# What the exercise asks:
Copy the lines that follow, keeping every character the same.
* Start *
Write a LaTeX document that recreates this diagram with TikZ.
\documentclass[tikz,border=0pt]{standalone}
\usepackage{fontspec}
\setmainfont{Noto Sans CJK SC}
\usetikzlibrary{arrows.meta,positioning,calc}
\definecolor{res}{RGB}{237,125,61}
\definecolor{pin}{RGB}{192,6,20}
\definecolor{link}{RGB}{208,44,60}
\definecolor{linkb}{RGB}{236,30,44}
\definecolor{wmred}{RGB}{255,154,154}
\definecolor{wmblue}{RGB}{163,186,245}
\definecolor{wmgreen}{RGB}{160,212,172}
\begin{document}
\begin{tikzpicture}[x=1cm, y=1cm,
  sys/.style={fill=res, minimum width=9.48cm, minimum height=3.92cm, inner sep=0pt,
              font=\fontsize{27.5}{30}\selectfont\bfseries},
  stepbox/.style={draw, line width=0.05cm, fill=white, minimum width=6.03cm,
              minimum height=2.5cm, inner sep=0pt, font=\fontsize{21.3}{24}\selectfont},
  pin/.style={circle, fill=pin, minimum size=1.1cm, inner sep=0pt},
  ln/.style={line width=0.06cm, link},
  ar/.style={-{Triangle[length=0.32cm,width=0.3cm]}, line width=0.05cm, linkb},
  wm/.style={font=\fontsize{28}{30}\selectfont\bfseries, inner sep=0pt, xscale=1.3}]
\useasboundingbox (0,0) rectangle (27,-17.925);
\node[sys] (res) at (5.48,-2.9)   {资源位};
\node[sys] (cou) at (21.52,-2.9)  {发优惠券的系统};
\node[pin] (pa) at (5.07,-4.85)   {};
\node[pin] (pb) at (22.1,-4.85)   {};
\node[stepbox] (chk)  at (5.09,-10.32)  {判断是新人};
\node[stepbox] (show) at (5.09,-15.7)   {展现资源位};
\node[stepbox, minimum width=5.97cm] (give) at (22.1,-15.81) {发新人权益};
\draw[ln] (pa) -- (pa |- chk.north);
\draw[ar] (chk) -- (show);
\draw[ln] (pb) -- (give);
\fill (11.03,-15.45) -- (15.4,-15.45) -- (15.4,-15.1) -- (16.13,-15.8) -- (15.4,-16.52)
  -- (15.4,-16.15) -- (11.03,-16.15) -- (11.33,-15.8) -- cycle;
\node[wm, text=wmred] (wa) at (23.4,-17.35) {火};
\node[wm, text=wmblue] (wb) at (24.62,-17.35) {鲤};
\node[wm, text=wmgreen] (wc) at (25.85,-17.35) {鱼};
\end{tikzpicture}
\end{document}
* End *
# Exercise solution:
Write a LaTeX document that recreates this diagram with TikZ.
\documentclass[tikz,border=0pt]{standalone}
\usepackage{fontspec}
\setmainfont{Noto Sans CJK SC}
\usetikzlibrary{arrows.meta,positioning,calc}
\definecolor{res}{RGB}{237,125,61}
\definecolor{pin}{RGB}{192,6,20}
\definecolor{link}{RGB}{208,44,60}
\definecolor{linkb}{RGB}{236,30,44}
\definecolor{wmred}{RGB}{255,154,154}
\definecolor{wmblue}{RGB}{163,186,245}
\definecolor{wmgreen}{RGB}{160,212,172}
\begin{document}
\begin{tikzpicture}[x=1cm, y=1cm,
  sys/.style={fill=res, minimum width=9.48cm, minimum height=3.92cm, inner sep=0pt,
              font=\fontsize{27.5}{30}\selectfont\bfseries},
  stepbox/.style={draw, line width=0.05cm, fill=white, minimum width=6.03cm,
              minimum height=2.5cm, inner sep=0pt, font=\fontsize{21.3}{24}\selectfont},
  pin/.style={circle, fill=pin, minimum size=1.1cm, inner sep=0pt},
  ln/.style={line width=0.06cm, link},
  ar/.style={-{Triangle[length=0.32cm,width=0.3cm]}, line width=0.05cm, linkb},
  wm/.style={font=\fontsize{28}{30}\selectfont\bfseries, inner sep=0pt, xscale=1.3}]
\useasboundingbox (0,0) rectangle (27,-17.925);
\node[sys] (res) at (5.48,-2.9)   {资源位};
\node[sys] (cou) at (21.52,-2.9)  {发优惠券的系统};
\node[pin] (pa) at (5.07,-4.85)   {};
\node[pin] (pb) at (22.1,-4.85)   {};
\node[stepbox] (chk)  at (5.09,-10.32)  {判断是新人};
\node[stepbox] (show) at (5.09,-15.7)   {展现资源位};
\node[stepbox, minimum width=5.97cm] (give) at (22.1,-15.81) {发新人权益};
\draw[ln] (pa) -- (pa |- chk.north);
\draw[ar] (chk) -- (show);
\draw[ln] (pb) -- (give);
\fill (11.03,-15.45) -- (15.4,-15.45) -- (15.4,-15.1) -- (16.13,-15.8) -- (15.4,-16.52)
  -- (15.4,-16.15) -- (11.03,-16.15) -- (11.33,-15.8) -- cycle;
\node[wm, text=wmred] (wa) at (23.4,-17.35) {火};
\node[wm, text=wmblue] (wb) at (24.62,-17.35) {鲤};
\node[wm, text=wmgreen] (wc) at (25.85,-17.35) {鱼};
\end{tikzpicture}
\end{document}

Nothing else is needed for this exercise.